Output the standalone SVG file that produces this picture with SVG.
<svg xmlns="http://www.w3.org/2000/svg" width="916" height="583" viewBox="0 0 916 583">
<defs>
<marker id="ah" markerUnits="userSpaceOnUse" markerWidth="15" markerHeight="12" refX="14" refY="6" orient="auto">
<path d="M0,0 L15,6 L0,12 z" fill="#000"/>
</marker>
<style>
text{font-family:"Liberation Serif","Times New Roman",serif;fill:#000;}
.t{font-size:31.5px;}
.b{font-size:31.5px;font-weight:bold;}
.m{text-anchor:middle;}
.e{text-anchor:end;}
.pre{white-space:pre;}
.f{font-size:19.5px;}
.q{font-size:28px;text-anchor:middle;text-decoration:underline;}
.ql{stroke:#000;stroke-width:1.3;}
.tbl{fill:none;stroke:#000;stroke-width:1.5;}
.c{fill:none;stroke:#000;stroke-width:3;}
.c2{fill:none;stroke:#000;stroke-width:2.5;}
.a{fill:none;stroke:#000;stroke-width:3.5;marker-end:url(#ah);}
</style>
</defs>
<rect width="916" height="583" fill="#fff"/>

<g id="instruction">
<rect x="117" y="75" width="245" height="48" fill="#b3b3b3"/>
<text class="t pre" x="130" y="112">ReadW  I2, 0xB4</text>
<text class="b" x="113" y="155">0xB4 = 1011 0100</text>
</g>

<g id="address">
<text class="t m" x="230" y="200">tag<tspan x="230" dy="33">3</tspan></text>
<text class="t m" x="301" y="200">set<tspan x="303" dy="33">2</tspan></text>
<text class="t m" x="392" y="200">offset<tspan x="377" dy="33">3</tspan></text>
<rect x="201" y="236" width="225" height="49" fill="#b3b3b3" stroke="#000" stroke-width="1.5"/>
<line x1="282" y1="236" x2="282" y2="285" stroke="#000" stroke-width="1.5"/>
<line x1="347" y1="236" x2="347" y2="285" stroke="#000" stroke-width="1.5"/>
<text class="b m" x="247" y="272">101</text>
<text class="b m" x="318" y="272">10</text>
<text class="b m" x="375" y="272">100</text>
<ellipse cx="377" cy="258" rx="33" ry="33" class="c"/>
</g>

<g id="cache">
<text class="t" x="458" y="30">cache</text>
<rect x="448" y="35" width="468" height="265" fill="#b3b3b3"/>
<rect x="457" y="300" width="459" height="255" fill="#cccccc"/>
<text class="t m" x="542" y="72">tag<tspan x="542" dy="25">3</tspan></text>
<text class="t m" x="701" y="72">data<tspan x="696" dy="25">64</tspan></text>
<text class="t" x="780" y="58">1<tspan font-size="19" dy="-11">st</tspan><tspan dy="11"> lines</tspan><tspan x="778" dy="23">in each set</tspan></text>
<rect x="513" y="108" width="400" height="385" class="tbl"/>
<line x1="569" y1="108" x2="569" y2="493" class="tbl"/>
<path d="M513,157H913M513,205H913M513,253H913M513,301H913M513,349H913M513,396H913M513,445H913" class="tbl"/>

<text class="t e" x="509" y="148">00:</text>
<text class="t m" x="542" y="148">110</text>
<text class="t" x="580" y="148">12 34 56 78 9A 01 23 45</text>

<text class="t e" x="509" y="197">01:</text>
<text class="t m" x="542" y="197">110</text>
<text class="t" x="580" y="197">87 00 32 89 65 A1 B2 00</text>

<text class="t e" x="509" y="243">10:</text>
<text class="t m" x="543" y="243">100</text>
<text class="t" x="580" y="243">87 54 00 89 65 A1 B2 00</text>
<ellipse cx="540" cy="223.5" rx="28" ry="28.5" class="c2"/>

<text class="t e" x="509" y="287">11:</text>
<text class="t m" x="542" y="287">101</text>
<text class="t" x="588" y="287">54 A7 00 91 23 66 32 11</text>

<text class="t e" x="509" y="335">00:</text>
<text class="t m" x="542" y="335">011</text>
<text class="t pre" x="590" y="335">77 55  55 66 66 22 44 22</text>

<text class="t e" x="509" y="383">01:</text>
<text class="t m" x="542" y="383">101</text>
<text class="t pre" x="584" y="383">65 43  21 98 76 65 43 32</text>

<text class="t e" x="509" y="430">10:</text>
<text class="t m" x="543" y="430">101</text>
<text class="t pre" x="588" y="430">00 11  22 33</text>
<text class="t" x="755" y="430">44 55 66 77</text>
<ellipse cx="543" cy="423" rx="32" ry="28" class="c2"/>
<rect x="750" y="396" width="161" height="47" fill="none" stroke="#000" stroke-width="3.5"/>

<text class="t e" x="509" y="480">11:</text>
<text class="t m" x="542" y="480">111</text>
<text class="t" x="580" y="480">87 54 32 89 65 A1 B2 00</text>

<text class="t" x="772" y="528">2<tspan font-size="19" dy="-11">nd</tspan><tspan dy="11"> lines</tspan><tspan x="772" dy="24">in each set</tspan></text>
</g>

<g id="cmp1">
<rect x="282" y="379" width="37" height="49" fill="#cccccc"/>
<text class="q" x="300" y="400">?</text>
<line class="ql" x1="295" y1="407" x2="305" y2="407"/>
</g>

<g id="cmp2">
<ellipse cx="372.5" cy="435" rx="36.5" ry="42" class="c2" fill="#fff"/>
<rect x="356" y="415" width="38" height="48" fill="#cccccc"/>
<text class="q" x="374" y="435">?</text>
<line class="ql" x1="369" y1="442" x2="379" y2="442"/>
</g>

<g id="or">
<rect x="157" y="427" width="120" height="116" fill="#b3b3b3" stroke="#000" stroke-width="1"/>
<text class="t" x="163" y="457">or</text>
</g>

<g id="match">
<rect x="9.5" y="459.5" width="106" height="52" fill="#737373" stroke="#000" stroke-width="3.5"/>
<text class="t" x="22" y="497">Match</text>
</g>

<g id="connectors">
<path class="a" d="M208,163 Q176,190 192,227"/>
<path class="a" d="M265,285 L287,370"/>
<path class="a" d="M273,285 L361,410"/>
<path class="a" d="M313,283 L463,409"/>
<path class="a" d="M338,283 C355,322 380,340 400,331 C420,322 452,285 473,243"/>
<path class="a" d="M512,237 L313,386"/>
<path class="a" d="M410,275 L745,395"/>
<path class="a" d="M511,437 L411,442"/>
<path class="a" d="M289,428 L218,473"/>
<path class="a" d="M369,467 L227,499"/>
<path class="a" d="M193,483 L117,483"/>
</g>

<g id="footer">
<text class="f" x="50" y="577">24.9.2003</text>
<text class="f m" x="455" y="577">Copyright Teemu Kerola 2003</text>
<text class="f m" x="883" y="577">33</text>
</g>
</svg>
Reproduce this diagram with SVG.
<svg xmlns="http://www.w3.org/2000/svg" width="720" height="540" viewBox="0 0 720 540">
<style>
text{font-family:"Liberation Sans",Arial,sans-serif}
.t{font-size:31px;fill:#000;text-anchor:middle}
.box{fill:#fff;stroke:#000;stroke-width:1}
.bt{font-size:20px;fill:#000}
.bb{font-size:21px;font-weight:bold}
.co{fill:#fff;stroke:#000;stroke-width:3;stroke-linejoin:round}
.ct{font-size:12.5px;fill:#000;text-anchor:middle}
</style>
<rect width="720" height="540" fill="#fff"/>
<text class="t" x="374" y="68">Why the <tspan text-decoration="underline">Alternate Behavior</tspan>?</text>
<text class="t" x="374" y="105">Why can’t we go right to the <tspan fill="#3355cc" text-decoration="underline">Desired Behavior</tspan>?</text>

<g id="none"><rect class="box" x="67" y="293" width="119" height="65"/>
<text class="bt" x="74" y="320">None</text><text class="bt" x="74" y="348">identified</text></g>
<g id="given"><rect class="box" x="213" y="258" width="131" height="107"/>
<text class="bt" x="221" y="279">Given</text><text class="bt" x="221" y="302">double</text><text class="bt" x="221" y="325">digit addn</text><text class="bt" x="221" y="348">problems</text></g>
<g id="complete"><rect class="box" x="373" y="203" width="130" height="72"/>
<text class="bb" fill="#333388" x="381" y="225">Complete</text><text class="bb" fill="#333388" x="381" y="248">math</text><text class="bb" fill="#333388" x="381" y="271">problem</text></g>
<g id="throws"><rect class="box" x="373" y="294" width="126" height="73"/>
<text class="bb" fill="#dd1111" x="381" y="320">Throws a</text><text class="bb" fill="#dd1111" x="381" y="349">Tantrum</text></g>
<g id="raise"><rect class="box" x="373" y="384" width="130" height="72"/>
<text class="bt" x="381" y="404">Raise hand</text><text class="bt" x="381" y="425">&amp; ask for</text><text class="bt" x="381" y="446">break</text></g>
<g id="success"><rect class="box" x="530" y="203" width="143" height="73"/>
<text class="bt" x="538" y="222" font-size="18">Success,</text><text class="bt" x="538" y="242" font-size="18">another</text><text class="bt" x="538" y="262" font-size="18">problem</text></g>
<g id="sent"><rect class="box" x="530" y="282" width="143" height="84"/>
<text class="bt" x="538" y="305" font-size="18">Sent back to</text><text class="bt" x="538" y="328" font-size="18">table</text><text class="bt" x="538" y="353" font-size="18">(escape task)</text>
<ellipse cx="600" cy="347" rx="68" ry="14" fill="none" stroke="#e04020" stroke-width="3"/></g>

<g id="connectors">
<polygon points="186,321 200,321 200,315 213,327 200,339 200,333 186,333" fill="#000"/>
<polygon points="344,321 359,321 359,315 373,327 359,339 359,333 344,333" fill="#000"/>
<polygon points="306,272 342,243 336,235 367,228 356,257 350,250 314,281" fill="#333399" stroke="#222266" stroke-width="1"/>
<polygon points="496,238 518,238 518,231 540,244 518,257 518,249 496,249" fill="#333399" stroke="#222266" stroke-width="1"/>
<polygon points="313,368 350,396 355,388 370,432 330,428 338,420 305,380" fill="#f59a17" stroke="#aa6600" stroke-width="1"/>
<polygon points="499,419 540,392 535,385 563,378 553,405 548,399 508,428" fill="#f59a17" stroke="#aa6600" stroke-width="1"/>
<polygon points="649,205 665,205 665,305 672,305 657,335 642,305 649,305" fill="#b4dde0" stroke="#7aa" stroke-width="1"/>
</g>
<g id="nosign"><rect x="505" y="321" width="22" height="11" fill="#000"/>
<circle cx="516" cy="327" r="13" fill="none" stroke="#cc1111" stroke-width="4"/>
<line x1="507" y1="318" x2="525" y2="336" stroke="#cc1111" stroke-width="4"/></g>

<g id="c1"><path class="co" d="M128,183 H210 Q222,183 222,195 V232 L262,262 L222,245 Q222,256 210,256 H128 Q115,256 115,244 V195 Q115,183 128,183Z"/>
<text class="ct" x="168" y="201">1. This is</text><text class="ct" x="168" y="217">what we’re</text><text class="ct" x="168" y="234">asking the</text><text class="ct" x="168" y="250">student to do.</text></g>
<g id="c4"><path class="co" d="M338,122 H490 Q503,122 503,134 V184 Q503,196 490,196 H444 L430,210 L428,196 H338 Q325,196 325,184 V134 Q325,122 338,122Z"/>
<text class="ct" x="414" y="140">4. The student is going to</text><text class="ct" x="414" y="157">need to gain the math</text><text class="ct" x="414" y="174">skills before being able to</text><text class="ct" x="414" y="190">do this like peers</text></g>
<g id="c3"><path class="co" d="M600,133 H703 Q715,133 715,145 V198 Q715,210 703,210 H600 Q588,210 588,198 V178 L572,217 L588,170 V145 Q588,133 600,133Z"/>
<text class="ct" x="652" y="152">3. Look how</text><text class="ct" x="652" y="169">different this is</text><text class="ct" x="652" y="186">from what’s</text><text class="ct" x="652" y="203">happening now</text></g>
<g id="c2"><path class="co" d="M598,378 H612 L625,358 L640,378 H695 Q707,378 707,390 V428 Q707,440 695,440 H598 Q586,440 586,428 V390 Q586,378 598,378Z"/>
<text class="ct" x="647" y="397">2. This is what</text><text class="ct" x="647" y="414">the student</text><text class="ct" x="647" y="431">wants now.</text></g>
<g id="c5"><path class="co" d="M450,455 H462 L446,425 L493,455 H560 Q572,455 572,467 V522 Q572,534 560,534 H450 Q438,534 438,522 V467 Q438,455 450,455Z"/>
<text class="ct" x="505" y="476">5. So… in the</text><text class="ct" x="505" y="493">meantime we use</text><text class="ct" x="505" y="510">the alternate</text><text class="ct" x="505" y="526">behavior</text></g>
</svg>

______________________________

_Problem to work on_. Give again only the lines that run from the line with "Reproduce this diagram with SVG." to the line with "can’t we go". Include both of those lines exactly as written.

_Output_.
Reproduce this diagram with SVG.
<svg xmlns="http://www.w3.org/2000/svg" width="720" height="540" viewBox="0 0 720 540">
<style>
text{font-family:"Liberation Sans",Arial,sans-serif}
.t{font-size:31px;fill:#000;text-anchor:middle}
.box{fill:#fff;stroke:#000;stroke-width:1}
.bt{font-size:20px;fill:#000}
.bb{font-size:21px;font-weight:bold}
.co{fill:#fff;stroke:#000;stroke-width:3;stroke-linejoin:round}
.ct{font-size:12.5px;fill:#000;text-anchor:middle}
</style>
<rect width="720" height="540" fill="#fff"/>
<text class="t" x="374" y="68">Why the <tspan text-decoration="underline">Alternate Behavior</tspan>?</text>
<text class="t" x="374" y="105">Why can’t we go right to the <tspan fill="#3355cc" text-decoration="underline">Desired Behavior</tspan>?</text>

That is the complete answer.